*TASK TO COMPLETE*:
Set down the data below from its first line to the line holding "const cbTicks = [1, 10, 100, 1000];", inclusive; omit all pictures.
-- INFORMATION SHOWN start --
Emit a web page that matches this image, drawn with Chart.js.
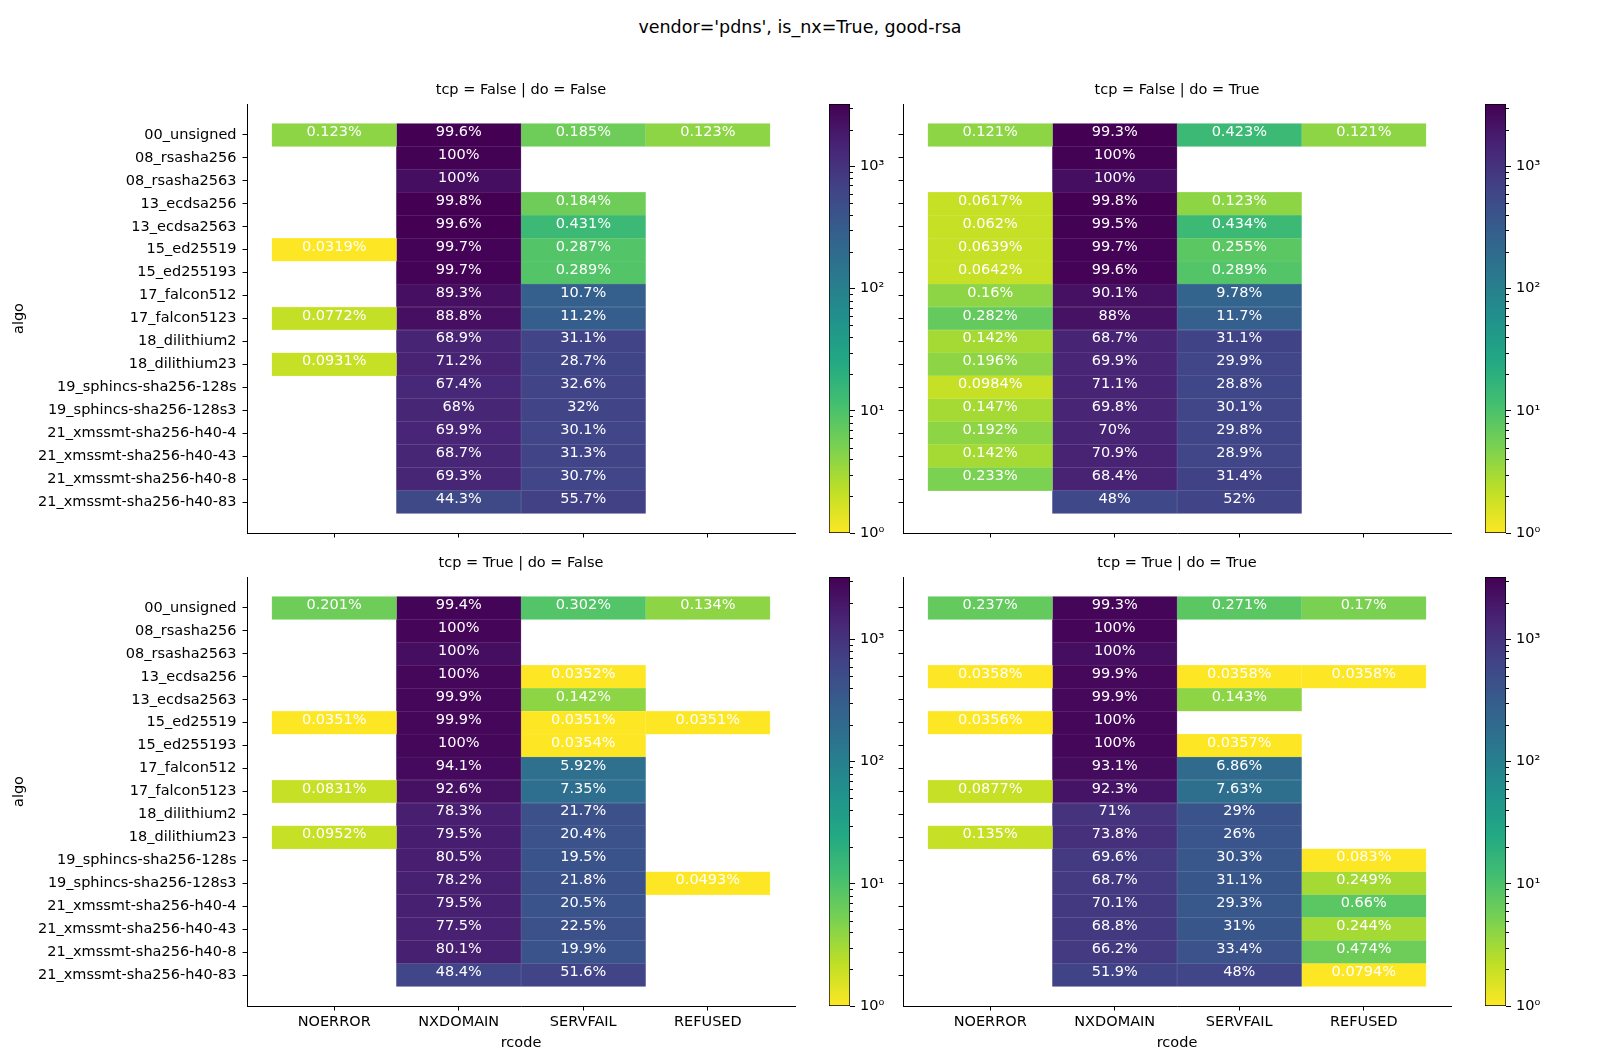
<!DOCTYPE html>
<html>
<head>
<meta charset="utf-8">
<script src="https://cdn.jsdelivr.net/npm/chart.js@4.4.0/dist/chart.umd.min.js"></script>
<style>
  body { margin: 0; background: #fff; }
  #fig { position: relative; width: 1600px; height: 1064px; overflow: hidden; }
  #fig canvas { position: absolute; }
  #suptitle { position: absolute; left: 0; top: 17px; width: 1600px; text-align: center;
              font: 17.5px 'DejaVu Sans', sans-serif; line-height: 21px; color: #000; }
</style>
</head>
<body>
<div id="fig"><div id="suptitle">vendor='pdns', is_nx=True, good-rsa</div></div>
<script>
const algos = ['00_unsigned', '08_rsasha256', '08_rsasha2563', '13_ecdsa256', '13_ecdsa2563',
  '15_ed25519', '15_ed255193', '17_falcon512', '17_falcon5123', '18_dilithium2', '18_dilithium23',
  '19_sphincs-sha256-128s', '19_sphincs-sha256-128s3', '21_xmssmt-sha256-h40-4',
  '21_xmssmt-sha256-h40-43', '21_xmssmt-sha256-h40-8', '21_xmssmt-sha256-h40-83'];
const rcodes = ['NOERROR', 'NXDOMAIN', 'SERVFAIL', 'REFUSED'];
const colorMax = 3250;   // top of the colour bar
const cbTicks = [1, 10, 100, 1000];

// tcp = False | do = False  (percent of row; totals = approx. queries per row)
const ffNoerror  = [0.123, null, null, null, null, 0.0319, null, null, 0.0772, null, 0.0931, null, null, null, null, null, null];
const ffNxdomain = [99.6, 100, 100, 99.8, 99.6, 99.7, 99.7, 89.3, 88.8, 68.9, 71.2, 67.4, 68, 69.9, 68.7, 69.3, 44.3];
const ffServfail = [0.185, null, null, 0.184, 0.431, 0.287, 0.289, 10.7, 11.2, 31.1, 28.7, 32.6, 32, 30.1, 31.3, 30.7, 55.7];
const ffRefused  = [0.123, null, null, null, null, null, null, null, null, null, null, null, null, null, null, null, null];
const ffTotals   = [3250, 3200, 2400, 3260, 3250, 3135, 3110, 2650, 2650, 2100, 2150, 2000, 2000, 2000, 2000, 2000, 1240];

// tcp = False | do = True
const ftNoerror  = [0.121, null, null, 0.0617, 0.062, 0.0639, 0.0642, 0.16, 0.282, 0.142, 0.196, 0.0984, 0.147, 0.192, 0.142, 0.233, null];
const ftNxdomain = [99.3, 100, 100, 99.8, 99.5, 99.7, 99.6, 90.1, 88, 68.7, 69.9, 71.1, 69.8, 70, 70.9, 68.4, 48];
const ftServfail = [0.423, null, null, 0.123, 0.434, 0.255, 0.289, 9.78, 11.7, 31.1, 29.9, 28.8, 30.1, 29.8, 28.9, 31.4, 52];
const ftRefused  = [0.121, null, null, null, null, null, null, null, null, null, null, null, null, null, null, null, null];
const ftTotals   = [3300, 3200, 2400, 3240, 3225, 3130, 3115, 2500, 2480, 2110, 2040, 2030, 2040, 2080, 2110, 2145, 1200];

// tcp = True | do = False
const tfNoerror  = [0.201, null, null, null, null, 0.0351, null, null, 0.0831, null, 0.0952, null, null, null, null, null, null];
const tfNxdomain = [99.4, 100, 100, 100, 99.9, 99.9, 100, 94.1, 92.6, 78.3, 79.5, 80.5, 78.2, 79.5, 77.5, 80.1, 48.4];
const tfServfail = [0.302, null, null, 0.0352, 0.142, 0.0351, 0.0354, 5.92, 7.35, 21.7, 20.4, 19.5, 21.8, 20.5, 22.5, 19.9, 51.6];
const tfRefused  = [0.134, null, null, null, null, 0.0351, null, null, null, null, null, null, 0.0493, null, null, null, null];
const tfTotals   = [2985, 2900, 2400, 2840, 2816, 2849, 2825, 2800, 2407, 2100, 2100, 2050, 2028, 2000, 2000, 2000, 1250];

// tcp = True | do = True
const ttNoerror  = [0.237, null, null, 0.0358, null, 0.0356, null, null, 0.0877, null, 0.135, null, null, null, null, null, null];
const ttNxdomain = [99.3, 100, 100, 99.9, 99.9, 100, 100, 93.1, 92.3, 71, 73.8, 69.6, 68.7, 70.1, 68.8, 66.2, 51.9];
const ttServfail = [0.271, null, null, 0.0358, 0.143, null, 0.0357, 6.86, 7.63, 29, 26, 30.3, 31.1, 29.3, 31, 33.4, 48];
const ttRefused  = [0.17, null, null, 0.0358, null, null, null, null, null, null, null, 0.083, 0.249, 0.66, 0.244, 0.474, 0.0794];
const ttTotals   = [2950, 2900, 2400, 2793, 2797, 2809, 2801, 2800, 2280, 1400, 1480, 1205, 1205, 1212, 1230, 1266, 1259];

Chart.defaults.font.family = "'DejaVu Sans', sans-serif";
Chart.defaults.font.size = 14.5;
Chart.defaults.color = '#000';

// viridis, 11 stops
const viridisStops = [[68,1,84],[72,36,117],[65,68,135],[53,95,141],[42,120,142],[33,145,140],
  [34,168,132],[68,191,112],[122,209,81],[189,223,38],[253,231,37]];

function viridis(t) {
  t = Math.max(0, Math.min(1, t)) * 10;
  const i = Math.min(9, Math.floor(t)), f = t - i;
  const a = viridisStops[i], b = viridisStops[i + 1];
  return a.map((v, k) => Math.round(v + (b[k] - v) * f));
}
function rgb(c) { return 'rgb(' + c.join(',') + ')'; }

function cellRgb(pct, total) {
  const count = Math.max(pct * total / 100, 1);
  const t = Math.min(Math.log10(count) / Math.log10(colorMax), 1);
  return viridis(1 - t);   // viridis_r
}

const fig = document.getElementById('fig');
function addCanvas(left, top, width, height) {
  const c = document.createElement('canvas');
  c.width = Math.round(width);
  c.height = Math.round(height);
  c.style.left = Math.round(left) + 'px';
  c.style.top = Math.round(top) + 'px';
  fig.appendChild(c);
  return c;
}

// percentages written in the cells + facet title above the axes
const annotate = {
  id: 'annotate',
  afterDatasetsDraw(chart) {
    const ctx = chart.ctx;
    ctx.save();
    ctx.fillStyle = '#fff';
    ctx.font = "14.5px 'DejaVu Sans'";
    ctx.textAlign = 'center';
    ctx.textBaseline = 'alphabetic';
    chart.data.datasets.forEach((ds, i) => {
      chart.getDatasetMeta(i).data.forEach((bar, j) => {
        const p = bar.getCenterPoint();
        ctx.fillText(ds.data[j].pct + '%', p.x, p.y + 1);
      });
    });
    const a = chart.chartArea;
    ctx.fillStyle = '#000';
    ctx.textBaseline = 'middle';
    ctx.fillText(chart.options.facetTitle, (a.left + a.right) / 2, a.top - 13.3);
    ctx.restore();
  }
};

function heatmap(ax, title, cols, totals, showX, showY) {
  const cv = addCanvas(ax.left - 240, ax.top - 32, ax.right - ax.left + 250, ax.bottom - ax.top + 82);
  const datasets = cols.map((vals, c) => ({
    data: vals.map((v, r) => v == null ? null : {y: r, x: [c - 0.5, c + 0.5], pct: v, total: totals[r]})
              .filter(d => d),
    backgroundColor: ctx => rgb(cellRgb(ctx.raw.pct, ctx.raw.total)),
    borderColor: ctx => rgb(cellRgb(ctx.raw.pct, ctx.raw.total).map(v => Math.round(v + (255 - v) * 0.22))),
    borderWidth: 0.5,
    borderSkipped: false,
    barPercentage: 1,
    categoryPercentage: 1,
    grouped: false
  }));
  new Chart(cv, {
    type: 'bar',
    data: {datasets: datasets},
    options: {
      facetTitle: title,
      indexAxis: 'y',
      responsive: false,
      animation: false,
      layout: {padding: {top: 32, right: 10}},
      plugins: {legend: {display: false}, tooltip: {enabled: false}},
      scales: {
        x: {
          type: 'linear', min: -0.7, max: 3.7, offset: false,
          afterBuildTicks: s => { s.ticks = rcodes.map((_, i) => ({value: i})); },
          afterFit: s => { s.height = 50; },
          ticks: {callback: v => showX ? rcodes[v] : '', padding: 3, autoSkip: false, maxRotation: 0},
          grid: {offset: false, drawOnChartArea: false, tickLength: 4.5, tickColor: '#000'},
          border: {color: '#000', width: 1},
          title: {display: showX, text: 'rcode', color: '#000', padding: {top: 0, bottom: 4}}
        },
        y: {
          type: 'linear', reverse: true, min: -1.35, max: 17.35, offset: false,
          afterBuildTicks: s => { s.ticks = algos.map((_, i) => ({value: i})); },
          afterFit: s => { s.width = 240; },
          ticks: {callback: v => showY ? algos[v] : '', padding: 6, autoSkip: false},
          grid: {offset: false, drawOnChartArea: false, tickLength: 4.5, tickColor: '#000'},
          border: {color: '#000', width: 1},
          title: {display: showY, text: 'algo', color: '#000', padding: {top: 3.5, bottom: 0}}
        }
      }
    },
    plugins: [annotate]
  });
}

const sup = ['\u2070', '\u00b9', '\u00b2', '\u00b3'];
const minorTicks = {
  id: 'minorTicks',
  afterDraw(chart) {
    const s = chart.scales.y, ctx = chart.ctx;
    ctx.save();
    ctx.strokeStyle = '#000';
    ctx.lineWidth = 1;
    ctx.beginPath();
    for (let k = 0; k < 4; k++) {
      for (let m = 2; m < 10; m++) {
        const v = m * Math.pow(10, k);
        if (v > colorMax) continue;
        const py = Math.round(s.getPixelForValue(v)) + 0.5;
        ctx.moveTo(s.left, py);
        ctx.lineTo(s.left + 3, py);
      }
    }
    ctx.stroke();
    ctx.restore();
  }
};

function colorbar(ax) {
  const cv = addCanvas(ax.left - 5, ax.top - 20, ax.right - ax.left + 65, ax.bottom - ax.top + 40);
  let grad = null;
  new Chart(cv, {
    type: 'bar',
    data: {
      labels: [''],
      datasets: [{
        data: [[1, colorMax]],
        backgroundColor: ctx => {
          const a = ctx.chart.chartArea;
          if (!a) return '#fff';
          if (!grad) {
            grad = ctx.chart.ctx.createLinearGradient(0, a.bottom, 0, a.top);
            viridisStops.forEach((c, i) => grad.addColorStop(i / 10, rgb(viridisStops[10 - i])));
          }
          return grad;
        },
        borderColor: '#000',
        borderWidth: 1,
        borderSkipped: false,
        barPercentage: 1,
        categoryPercentage: 1
      }]
    },
    options: {
      responsive: false,
      animation: false,
      layout: {padding: {left: 5, top: 20, bottom: 20}},
      plugins: {legend: {display: false}, tooltip: {enabled: false}},
      scales: {
        x: {display: false},
        y: {
          type: 'logarithmic', position: 'right', min: 1, max: colorMax,
          afterBuildTicks: s => { s.ticks = cbTicks.map(v => ({value: v})); },
          afterFit: s => { s.width = 60; },
          ticks: {callback: v => '10' + sup[Math.round(Math.log10(v))], padding: 5, autoSkip: false},
          grid: {drawOnChartArea: false, tickLength: 5, tickColor: '#000'},
          border: {display: false}
        }
      }
    },
    plugins: [minorTicks]
  });
}

const topRow = {top: 104, bottom: 533};
const botRow = {top: 577, bottom: 1006};
const leftCol = {left: 247, right: 795};
const rightCol = {left: 903, right: 1451};

heatmap(Object.assign({}, leftCol, topRow), 'tcp = False | do = False',
  [ffNoerror, ffNxdomain, ffServfail, ffRefused], ffTotals, false, true);
heatmap(Object.assign({}, rightCol, topRow), 'tcp = False | do = True',
  [ftNoerror, ftNxdomain, ftServfail, ftRefused], ftTotals, false, false);
heatmap(Object.assign({}, leftCol, botRow), 'tcp = True | do = False',
  [tfNoerror, tfNxdomain, tfServfail, tfRefused], tfTotals, true, true);
heatmap(Object.assign({}, rightCol, botRow), 'tcp = True | do = True',
  [ttNoerror, ttNxdomain, ttServfail, ttRefused], ttTotals, true, false);

colorbar({left: 829, right: 850, top: 104, bottom: 533});
colorbar({left: 1485, right: 1506, top: 104, bottom: 533});
colorbar({left: 829, right: 850, top: 577, bottom: 1006});
colorbar({left: 1485, right: 1506, top: 577, bottom: 1006});
</script>
</body>
</html>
-- INFORMATION SHOWN end --
*SOLUTION*:
Emit a web page that matches this image, drawn with Chart.js.
<!DOCTYPE html>
<html>
<head>
<meta charset="utf-8">
<script src="https://cdn.jsdelivr.net/npm/chart.js@4.4.0/dist/chart.umd.min.js"></script>
<style>
  body { margin: 0; background: #fff; }
  #fig { position: relative; width: 1600px; height: 1064px; overflow: hidden; }
  #fig canvas { position: absolute; }
  #suptitle { position: absolute; left: 0; top: 17px; width: 1600px; text-align: center;
              font: 17.5px 'DejaVu Sans', sans-serif; line-height: 21px; color: #000; }
</style>
</head>
<body>
<div id="fig"><div id="suptitle">vendor='pdns', is_nx=True, good-rsa</div></div>
<script>
const algos = ['00_unsigned', '08_rsasha256', '08_rsasha2563', '13_ecdsa256', '13_ecdsa2563',
  '15_ed25519', '15_ed255193', '17_falcon512', '17_falcon5123', '18_dilithium2', '18_dilithium23',
  '19_sphincs-sha256-128s', '19_sphincs-sha256-128s3', '21_xmssmt-sha256-h40-4',
  '21_xmssmt-sha256-h40-43', '21_xmssmt-sha256-h40-8', '21_xmssmt-sha256-h40-83'];
const rcodes = ['NOERROR', 'NXDOMAIN', 'SERVFAIL', 'REFUSED'];
const colorMax = 3250;   // top of the colour bar
const cbTicks = [1, 10, 100, 1000];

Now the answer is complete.